**GIVEN REQUEST:**
Retype each line of the material exactly, please, skipping any picture in it.

=== STORED DATA ===

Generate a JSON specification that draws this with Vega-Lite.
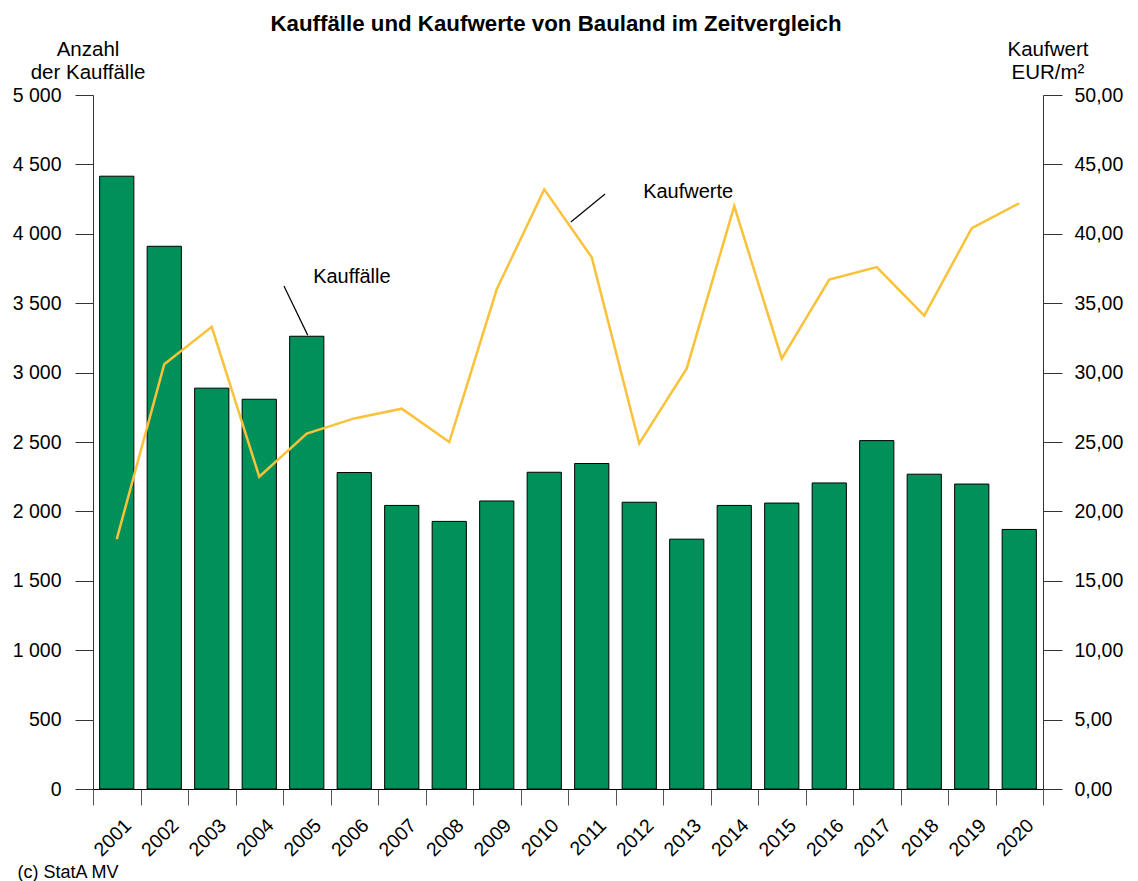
{
  "$schema": "https://vega.github.io/schema/vega-lite/v6.json",
  "width": 950,
  "height": 694,
  "autosize": "none",
  "padding": {"left": 93, "top": 95, "right": 95, "bottom": 92},
  "background": "white",
  "config": {
    "locale": {"number": {"decimal": ",", "thousands": " ", "grouping": [3], "currency": ["", " €"]}},
    "font": "Liberation Sans",
    "view": {"stroke": null},
    "axis": {"grid": false, "labelFont": "Liberation Sans", "titleFont": "Liberation Sans", "labelColor": "#000", "titleColor": "#000", "domainColor": "#333", "tickColor": "#333"}
  },
  "title": {"text": "Kauffälle und Kaufwerte von Bauland im Zeitvergleich", "fontSize": 22.3, "fontWeight": "bold", "font": "Liberation Sans", "color": "#000", "dx": -12, "offset": 4},
  "datasets": {
    "main": [
      {"Jahr": "2001", "Kauffaelle": 4415, "Kaufwert": 18.0},
      {"Jahr": "2002", "Kauffaelle": 3910, "Kaufwert": 30.6},
      {"Jahr": "2003", "Kauffaelle": 2888, "Kaufwert": 33.3},
      {"Jahr": "2004", "Kauffaelle": 2808, "Kaufwert": 22.5},
      {"Jahr": "2005", "Kauffaelle": 3262, "Kaufwert": 25.6},
      {"Jahr": "2006", "Kauffaelle": 2280, "Kaufwert": 26.7},
      {"Jahr": "2007", "Kauffaelle": 2043, "Kaufwert": 27.4},
      {"Jahr": "2008", "Kauffaelle": 1928, "Kaufwert": 25.0},
      {"Jahr": "2009", "Kauffaelle": 2075, "Kaufwert": 36.0},
      {"Jahr": "2010", "Kauffaelle": 2282, "Kaufwert": 43.2},
      {"Jahr": "2011", "Kauffaelle": 2345, "Kaufwert": 38.3},
      {"Jahr": "2012", "Kauffaelle": 2066, "Kaufwert": 24.9},
      {"Jahr": "2013", "Kauffaelle": 1800, "Kaufwert": 30.3},
      {"Jahr": "2014", "Kauffaelle": 2043, "Kaufwert": 42.0},
      {"Jahr": "2015", "Kauffaelle": 2060, "Kaufwert": 31.0},
      {"Jahr": "2016", "Kauffaelle": 2205, "Kaufwert": 36.7},
      {"Jahr": "2017", "Kauffaelle": 2510, "Kaufwert": 37.6},
      {"Jahr": "2018", "Kauffaelle": 2268, "Kaufwert": 34.1},
      {"Jahr": "2019", "Kauffaelle": 2197, "Kaufwert": 40.4},
      {"Jahr": "2020", "Kauffaelle": 1870, "Kaufwert": 42.2}
    ],
    "leftNote": [
      {"label": "Kauffälle", "x": 4.52, "y": 3624, "x2": 5.02, "y2": 3270, "tx": 5.95, "ty": 3690}
    ],
    "rightNote": [
      {"label": "Kaufwerte", "x": 11.28, "y": 42.87, "x2": 10.56, "y2": 40.85, "tx": 13.03, "ty": 43.0}
    ]
  },
  "layer": [
    {
      "data": {"name": "main"},
      "mark": {"type": "bar", "color": "#00905A", "stroke": "#000", "strokeWidth": 1, "width": {"band": 0.72}},
      "encoding": {
        "x": {"field": "Jahr", "type": "nominal", "sort": null,
          "scale": {"paddingInner": 0, "paddingOuter": 0},
          "axis": {"title": "(c) StatA MV", "titleAnchor": "start", "titleAlign": "left", "titleX": -76, "titleY": 83, "titleBaseline": "middle", "titleFontSize": 18, "titleFontWeight": "normal",
            "labelAngle": -45, "labelFontSize": 19.5, "labelAlign": "right", "labelBaseline": "middle", "labelPadding": 17,
            "tickBand": "extent", "tickSize": 16, "tickColor": "#555", "domainColor": "#000", "labelOffset": 11}},
        "y": {"field": "Kauffaelle", "type": "quantitative",
          "scale": {"domain": [0, 5000], "nice": false},
          "axis": {"orient": "left", "values": [0, 500, 1000, 1500, 2000, 2500, 3000, 3500, 4000, 4500, 5000], "format": ",.0f",
            "labelFontSize": 19.5, "labelPadding": 14, "tickSize": 18,
            "title": ["Anzahl", "der Kauffälle"], "titleAngle": 0, "titleFontSize": 20.5, "titleFontWeight": "normal", "titleAlign": "center", "titleBaseline": "top", "titleX": -5.5, "titleY": -56, "titleLineHeight": 23}}
      }
    },
    {
      "data": {"name": "main"},
      "mark": {"type": "line", "color": "#F9C23A", "strokeWidth": 2.5},
      "encoding": {
        "x": {"field": "Jahr", "type": "nominal", "sort": null, "scale": {"type": "point", "padding": 0.5}, "axis": null},
        "y": {"field": "Kaufwert", "type": "quantitative",
          "scale": {"domain": [0, 50], "nice": false},
          "axis": {"orient": "right", "values": [0, 5, 10, 15, 20, 25, 30, 35, 40, 45, 50], "format": ".2f",
            "labelFontSize": 19.5, "labelPadding": 12, "tickSize": 19,
            "title": ["Kaufwert", "EUR/m²"], "titleAngle": 0, "titleFontSize": 20.5, "titleFontWeight": "normal", "titleAlign": "center", "titleBaseline": "top", "titleX": 4.5, "titleY": -56, "titleLineHeight": 23}}
      }
    },
    {
      "data": {"name": "leftNote"},
      "mark": {"type": "rule", "color": "#000", "strokeWidth": 1.2},
      "encoding": {
        "x": {"field": "x", "type": "quantitative", "scale": {"domain": [0.5, 20.5], "nice": false, "zero": false}, "axis": null},
        "x2": {"field": "x2"},
        "y": {"field": "y", "type": "quantitative", "scale": {"domain": [0, 5000], "nice": false}, "axis": null},
        "y2": {"field": "y2"}
      }
    },
    {
      "data": {"name": "leftNote"},
      "mark": {"type": "text", "fontSize": 20, "color": "#000", "align": "center", "baseline": "middle"},
      "encoding": {
        "x": {"field": "tx", "type": "quantitative", "scale": {"domain": [0.5, 20.5], "nice": false, "zero": false}, "axis": null},
        "y": {"field": "ty", "type": "quantitative", "scale": {"domain": [0, 5000], "nice": false}, "axis": null},
        "text": {"field": "label"}
      }
    },
    {
      "data": {"name": "rightNote"},
      "mark": {"type": "rule", "color": "#000", "strokeWidth": 1.2},
      "encoding": {
        "x": {"field": "x", "type": "quantitative", "scale": {"domain": [0.5, 20.5], "nice": false, "zero": false}, "axis": null},
        "x2": {"field": "x2"},
        "y": {"field": "y", "type": "quantitative", "scale": {"domain": [0, 50], "nice": false}, "axis": null},
        "y2": {"field": "y2"}
      }
    },
    {
      "data": {"name": "rightNote"},
      "mark": {"type": "text", "fontSize": 20, "color": "#000", "align": "center", "baseline": "middle"},
      "encoding": {
        "x": {"field": "tx", "type": "quantitative", "scale": {"domain": [0.5, 20.5], "nice": false, "zero": false}, "axis": null},
        "y": {"field": "ty", "type": "quantitative", "scale": {"domain": [0, 50], "nice": false}, "axis": null},
        "text": {"field": "label"}
      }
    }
  ],
  "resolve": {"scale": {"x": "independent", "y": "independent"}}
}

===

**RESPONSE BELOW:**
Generate a JSON specification that draws this with Vega-Lite.
{
  "$schema": "https://vega.github.io/schema/vega-lite/v6.json",
  "width": 950,
  "height": 694,
  "autosize": "none",
  "padding": {"left": 93, "top": 95, "right": 95, "bottom": 92},
  "background": "white",
  "config": {
    "locale": {"number": {"decimal": ",", "thousands": " ", "grouping": [3], "currency": ["", " €"]}},
    "font": "Liberation Sans",
    "view": {"stroke": null},
    "axis": {"grid": false, "labelFont": "Liberation Sans", "titleFont": "Liberation Sans", "labelColor": "#000", "titleColor": "#000", "domainColor": "#333", "tickColor": "#333"}
  },
  "title": {"text": "Kauffälle und Kaufwerte von Bauland im Zeitvergleich", "fontSize": 22.3, "fontWeight": "bold", "font": "Liberation Sans", "color": "#000", "dx": -12, "offset": 4},
  "datasets": {
    "main": [
      {"Jahr": "2001", "Kauffaelle": 4415, "Kaufwert": 18.0},
      {"Jahr": "2002", "Kauffaelle": 3910, "Kaufwert": 30.6},
      {"Jahr": "2003", "Kauffaelle": 2888, "Kaufwert": 33.3},
      {"Jahr": "2004", "Kauffaelle": 2808, "Kaufwert": 22.5},
      {"Jahr": "2005", "Kauffaelle": 3262, "Kaufwert": 25.6},
      {"Jahr": "2006", "Kauffaelle": 2280, "Kaufwert": 26.7},
      {"Jahr": "2007", "Kauffaelle": 2043, "Kaufwert": 27.4},
      {"Jahr": "2008", "Kauffaelle": 1928, "Kaufwert": 25.0},
      {"Jahr": "2009", "Kauffaelle": 2075, "Kaufwert": 36.0},
      {"Jahr": "2010", "Kauffaelle": 2282, "Kaufwert": 43.2},
      {"Jahr": "2011", "Kauffaelle": 2345, "Kaufwert": 38.3},
      {"Jahr": "2012", "Kauffaelle": 2066, "Kaufwert": 24.9},
      {"Jahr": "2013", "Kauffaelle": 1800, "Kaufwert": 30.3},
      {"Jahr": "2014", "Kauffaelle": 2043, "Kaufwert": 42.0},
      {"Jahr": "2015", "Kauffaelle": 2060, "Kaufwert": 31.0},
      {"Jahr": "2016", "Kauffaelle": 2205, "Kaufwert": 36.7},
      {"Jahr": "2017", "Kauffaelle": 2510, "Kaufwert": 37.6},
      {"Jahr": "2018", "Kauffaelle": 2268, "Kaufwert": 34.1},
      {"Jahr": "2019", "Kauffaelle": 2197, "Kaufwert": 40.4},
      {"Jahr": "2020", "Kauffaelle": 1870, "Kaufwert": 42.2}
    ],
    "leftNote": [
      {"label": "Kauffälle", "x": 4.52, "y": 3624, "x2": 5.02, "y2": 3270, "tx": 5.95, "ty": 3690}
    ],
    "rightNote": [
      {"label": "Kaufwerte", "x": 11.28, "y": 42.87, "x2": 10.56, "y2": 40.85, "tx": 13.03, "ty": 43.0}
    ]
  },
  "layer": [
    {
      "data": {"name": "main"},
      "mark": {"type": "bar", "color": "#00905A", "stroke": "#000", "strokeWidth": 1, "width": {"band": 0.72}},
      "encoding": {
        "x": {"field": "Jahr", "type": "nominal", "sort": null,
          "scale": {"paddingInner": 0, "paddingOuter": 0},
          "axis": {"title": "(c) StatA MV", "titleAnchor": "start", "titleAlign": "left", "titleX": -76, "titleY": 83, "titleBaseline": "middle", "titleFontSize": 18, "titleFontWeight": "normal",
            "labelAngle": -45, "labelFontSize": 19.5, "labelAlign": "right", "labelBaseline": "middle", "labelPadding": 17,
            "tickBand": "extent", "tickSize": 16, "tickColor": "#555", "domainColor": "#000", "labelOffset": 11}},
        "y": {"field": "Kauffaelle", "type": "quantitative",
          "scale": {"domain": [0, 5000], "nice": false},
          "axis": {"orient": "left", "values": [0, 500, 1000, 1500, 2000, 2500, 3000, 3500, 4000, 4500, 5000], "format": ",.0f",
            "labelFontSize": 19.5, "labelPadding": 14, "tickSize": 18,
            "title": ["Anzahl", "der Kauffälle"], "titleAngle": 0, "titleFontSize": 20.5, "titleFontWeight": "normal", "titleAlign": "center", "titleBaseline": "top", "titleX": -5.5, "titleY": -56, "titleLineHeight": 23}}
      }
    },
    {
      "data": {"name": "main"},
      "mark": {"type": "line", "color": "#F9C23A", "strokeWidth": 2.5},
      "encoding": {
        "x": {"field": "Jahr", "type": "nominal", "sort": null, "scale": {"type": "point", "padding": 0.5}, "axis": null},
        "y": {"field": "Kaufwert", "type": "quantitative",
          "scale": {"domain": [0, 50], "nice": false},
          "axis": {"orient": "right", "values": [0, 5, 10, 15, 20, 25, 30, 35, 40, 45, 50], "format": ".2f",
            "labelFontSize": 19.5, "labelPadding": 12, "tickSize": 19,
            "title": ["Kaufwert", "EUR/m²"], "titleAngle": 0, "titleFontSize": 20.5, "titleFontWeight": "normal", "titleAlign": "center", "titleBaseline": "top", "titleX": 4.5, "titleY": -56, "titleLineHeight": 23}}
      }
    },
    {
      "data": {"name": "leftNote"},
      "mark": {"type": "rule", "color": "#000", "strokeWidth": 1.2},
      "encoding": {
        "x": {"field": "x", "type": "quantitative", "scale": {"domain": [0.5, 20.5], "nice": false, "zero": false}, "axis": null},
        "x2": {"field": "x2"},
        "y": {"field": "y", "type": "quantitative", "scale": {"domain": [0, 5000], "nice": false}, "axis": null},
        "y2": {"field": "y2"}
      }
    },
    {
      "data": {"name": "leftNote"},
      "mark": {"type": "text", "fontSize": 20, "color": "#000", "align": "center", "baseline": "middle"},
      "encoding": {
        "x": {"field": "tx", "type": "quantitative", "scale": {"domain": [0.5, 20.5], "nice": false, "zero": false}, "axis": null},
        "y": {"field": "ty", "type": "quantitative", "scale": {"domain": [0, 5000], "nice": false}, "axis": null},
        "text": {"field": "label"}
      }
    },
    {
      "data": {"name": "rightNote"},
      "mark": {"type": "rule", "color": "#000", "strokeWidth": 1.2},
      "encoding": {
        "x": {"field": "x", "type": "quantitative", "scale": {"domain": [0.5, 20.5], "nice": false, "zero": false}, "axis": null},
        "x2": {"field": "x2"},
        "y": {"field": "y", "type": "quantitative", "scale": {"domain": [0, 50], "nice": false}, "axis": null},
        "y2": {"field": "y2"}
      }
    },
    {
      "data": {"name": "rightNote"},
      "mark": {"type": "text", "fontSize": 20, "color": "#000", "align": "center", "baseline": "middle"},
      "encoding": {
        "x": {"field": "tx", "type": "quantitative", "scale": {"domain": [0.5, 20.5], "nice": false, "zero": false}, "axis": null},
        "y": {"field": "ty", "type": "quantitative", "scale": {"domain": [0, 50], "nice": false}, "axis": null},
        "text": {"field": "label"}
      }
    }
  ],
  "resolve": {"scale": {"x": "independent", "y": "independent"}}
}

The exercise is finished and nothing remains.